AT&T Inc is once again tapping the bond market, looking to fund a tender offer that aims to redeem high-coupon debt due in the next five years.
The wireless carrier is capitalising on a rally in credit markets that has seen all-in investment-grade borrowing costs plunge to record lows. Its new 40.5-year bonds may yield around 3.6%, based on initial price talk, while the company is retiring 7.85% notes due in two years, among others in the tender offer.
AT&T has often issued new bonds to buy back outstanding debt, chipping away at what’s now a roughly $169bn pile that has made it the world’s largest non-financial borrower.
Most of that stems from its acquisitions of Time Warner Inc and DirecTV, which has led management to prioritize deleveraging in recent years.
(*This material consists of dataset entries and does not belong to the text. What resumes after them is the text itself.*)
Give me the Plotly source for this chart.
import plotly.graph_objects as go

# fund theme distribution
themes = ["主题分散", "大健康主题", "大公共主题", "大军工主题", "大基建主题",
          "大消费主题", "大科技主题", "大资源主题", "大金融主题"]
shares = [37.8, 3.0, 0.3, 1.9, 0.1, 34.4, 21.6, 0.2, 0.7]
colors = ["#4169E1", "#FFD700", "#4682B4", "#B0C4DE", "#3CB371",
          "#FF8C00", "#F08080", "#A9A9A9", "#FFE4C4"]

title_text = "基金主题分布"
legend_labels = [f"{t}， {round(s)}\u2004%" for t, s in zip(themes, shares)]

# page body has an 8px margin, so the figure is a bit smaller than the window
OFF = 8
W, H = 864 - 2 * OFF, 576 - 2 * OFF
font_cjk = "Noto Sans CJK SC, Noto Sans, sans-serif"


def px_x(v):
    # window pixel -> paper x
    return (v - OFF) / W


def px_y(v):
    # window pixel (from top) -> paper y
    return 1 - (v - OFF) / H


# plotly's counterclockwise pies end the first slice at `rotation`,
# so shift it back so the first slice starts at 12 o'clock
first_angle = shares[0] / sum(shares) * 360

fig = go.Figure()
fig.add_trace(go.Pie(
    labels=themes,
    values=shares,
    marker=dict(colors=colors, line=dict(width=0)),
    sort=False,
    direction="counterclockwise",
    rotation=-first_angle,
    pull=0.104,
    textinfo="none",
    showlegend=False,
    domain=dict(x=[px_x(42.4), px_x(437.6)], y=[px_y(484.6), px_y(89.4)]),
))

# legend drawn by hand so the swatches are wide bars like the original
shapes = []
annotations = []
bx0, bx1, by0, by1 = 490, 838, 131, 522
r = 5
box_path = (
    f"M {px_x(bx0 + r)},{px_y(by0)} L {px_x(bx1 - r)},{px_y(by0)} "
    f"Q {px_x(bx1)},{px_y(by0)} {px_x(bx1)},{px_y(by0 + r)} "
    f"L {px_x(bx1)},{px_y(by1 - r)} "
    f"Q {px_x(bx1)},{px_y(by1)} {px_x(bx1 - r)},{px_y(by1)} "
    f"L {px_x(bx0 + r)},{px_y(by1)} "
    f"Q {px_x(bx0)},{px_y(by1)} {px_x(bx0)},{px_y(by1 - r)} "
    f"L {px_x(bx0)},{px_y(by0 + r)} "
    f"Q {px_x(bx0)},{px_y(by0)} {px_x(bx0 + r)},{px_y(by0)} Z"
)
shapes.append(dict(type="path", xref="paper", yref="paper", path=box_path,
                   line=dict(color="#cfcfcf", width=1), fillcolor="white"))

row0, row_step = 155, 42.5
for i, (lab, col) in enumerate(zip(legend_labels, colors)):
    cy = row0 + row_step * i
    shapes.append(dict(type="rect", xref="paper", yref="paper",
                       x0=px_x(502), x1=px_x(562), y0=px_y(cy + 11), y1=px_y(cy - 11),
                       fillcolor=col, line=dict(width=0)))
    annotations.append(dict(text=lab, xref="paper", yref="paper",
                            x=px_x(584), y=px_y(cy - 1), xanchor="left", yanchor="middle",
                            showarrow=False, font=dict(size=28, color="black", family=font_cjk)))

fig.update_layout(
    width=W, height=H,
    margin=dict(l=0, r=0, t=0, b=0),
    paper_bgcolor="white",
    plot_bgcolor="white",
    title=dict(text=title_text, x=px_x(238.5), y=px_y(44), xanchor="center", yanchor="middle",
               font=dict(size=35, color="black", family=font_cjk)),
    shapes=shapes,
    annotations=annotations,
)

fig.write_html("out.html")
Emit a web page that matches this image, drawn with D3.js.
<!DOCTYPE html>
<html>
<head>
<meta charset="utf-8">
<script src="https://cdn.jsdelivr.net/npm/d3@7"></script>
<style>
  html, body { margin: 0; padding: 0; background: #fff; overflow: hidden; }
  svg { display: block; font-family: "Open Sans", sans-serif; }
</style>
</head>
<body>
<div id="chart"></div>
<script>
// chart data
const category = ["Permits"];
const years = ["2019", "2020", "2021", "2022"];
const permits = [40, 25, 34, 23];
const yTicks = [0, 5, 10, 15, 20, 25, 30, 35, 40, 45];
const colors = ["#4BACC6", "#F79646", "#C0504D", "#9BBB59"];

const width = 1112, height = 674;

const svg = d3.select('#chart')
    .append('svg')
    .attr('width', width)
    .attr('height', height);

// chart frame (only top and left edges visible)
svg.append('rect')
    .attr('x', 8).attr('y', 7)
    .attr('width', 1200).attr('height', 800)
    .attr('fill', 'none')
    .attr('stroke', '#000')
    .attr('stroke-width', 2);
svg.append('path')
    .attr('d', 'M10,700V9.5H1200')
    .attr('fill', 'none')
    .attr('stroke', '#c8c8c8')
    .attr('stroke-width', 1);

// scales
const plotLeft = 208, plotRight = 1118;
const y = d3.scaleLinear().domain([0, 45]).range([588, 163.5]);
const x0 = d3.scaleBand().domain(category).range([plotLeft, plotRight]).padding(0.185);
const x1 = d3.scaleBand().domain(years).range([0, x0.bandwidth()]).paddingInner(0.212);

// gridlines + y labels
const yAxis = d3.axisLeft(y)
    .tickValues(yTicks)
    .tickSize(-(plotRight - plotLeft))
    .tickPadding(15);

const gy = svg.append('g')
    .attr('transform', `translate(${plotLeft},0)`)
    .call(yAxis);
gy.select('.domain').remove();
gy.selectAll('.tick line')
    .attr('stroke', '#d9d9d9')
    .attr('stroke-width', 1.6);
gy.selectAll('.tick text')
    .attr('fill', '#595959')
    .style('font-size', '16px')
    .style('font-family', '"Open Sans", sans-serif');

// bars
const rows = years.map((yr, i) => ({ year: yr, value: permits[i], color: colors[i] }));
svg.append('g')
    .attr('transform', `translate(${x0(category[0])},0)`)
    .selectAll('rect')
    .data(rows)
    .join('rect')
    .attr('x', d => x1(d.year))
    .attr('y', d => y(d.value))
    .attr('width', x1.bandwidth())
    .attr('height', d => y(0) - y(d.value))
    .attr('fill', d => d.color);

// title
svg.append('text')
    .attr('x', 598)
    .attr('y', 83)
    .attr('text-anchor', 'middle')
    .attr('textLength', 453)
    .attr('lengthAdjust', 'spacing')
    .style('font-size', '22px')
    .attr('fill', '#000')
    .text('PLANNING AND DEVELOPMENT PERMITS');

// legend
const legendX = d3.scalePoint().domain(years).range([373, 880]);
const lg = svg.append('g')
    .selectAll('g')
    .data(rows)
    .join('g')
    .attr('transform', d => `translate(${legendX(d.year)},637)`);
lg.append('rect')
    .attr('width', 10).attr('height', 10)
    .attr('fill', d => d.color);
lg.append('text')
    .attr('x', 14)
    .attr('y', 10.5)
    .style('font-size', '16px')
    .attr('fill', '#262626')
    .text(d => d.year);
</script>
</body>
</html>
The company’s finances are getting tighter. AT&T reported a 9% drop in revenue last week as the financial effects from the coronavirus pandemic dampened its media and advertising sales and caused 588,000 to stop paying their wireless and cable bills. It’s also in the middle of a sweeping cost-cutting effort targeted to slash annual expenses by about $6bn.
The entertainment and telecommunications giant is also continuing to look for opportunities to lower interest payments. Chief Financial Officer John Stephens said on the company’s earnings call that ongoing liability management strategies were “actively being considered” to maintain improved flexibility and reduce risk.
“We’re very active. And quite frankly, the bond market has responded quite well,” Stephens said. “That’s been a real focus and it will continue to be a focus of ours.” AT&T is marketing a five-part bond sale, according to a person with knowledge of the matter.
The longest portion, a 40.5-year security, may yield around 2.45 percentage points above Treasuries, the person said, asking not to be identified as the details are private.
The proceeds of the sale will be used to fund a tender offer, which AT&T separately announced in a statement Monday. It targets 21 series of debt maturing through 2025, some with interest rates as high as 7.85%. The bonds represent about $9bn in outstanding principal. The company last borrowed $12.5bn in May to refinance bonds and a term loan. It wrapped up a different tender offer in December, which targeted 53 series of notes.
In the earnings report, Dallas-based AT&T said net debt declined by $2.3bn in the second quarter, putting leverage at about 2.6 times adjusted earnings.
However, credit metrics may weaken this year and further improvement will slow “dramatically” through 2022 given disruptions from the pandemic, Moody’s Investors Service said in a report last month.
The debt pressure is compounded by AT&T’s need to spend billions on building a 5G wireless network as well as fund the creation of new movies and shows to feed its content pipeline. The company assured investors that its $14bn annual dividend payment is safe, but said it would consume about 60% of its available free cash flow. Last year, the dividend was about 51.3% of free cash flow.
AT&T Inc signage is displayed on a store in San Francisco, California. The wireless carrier is once again tapping the bond market, looking to fund a tender offer that aims to redeem high-coupon debt due in the next five years.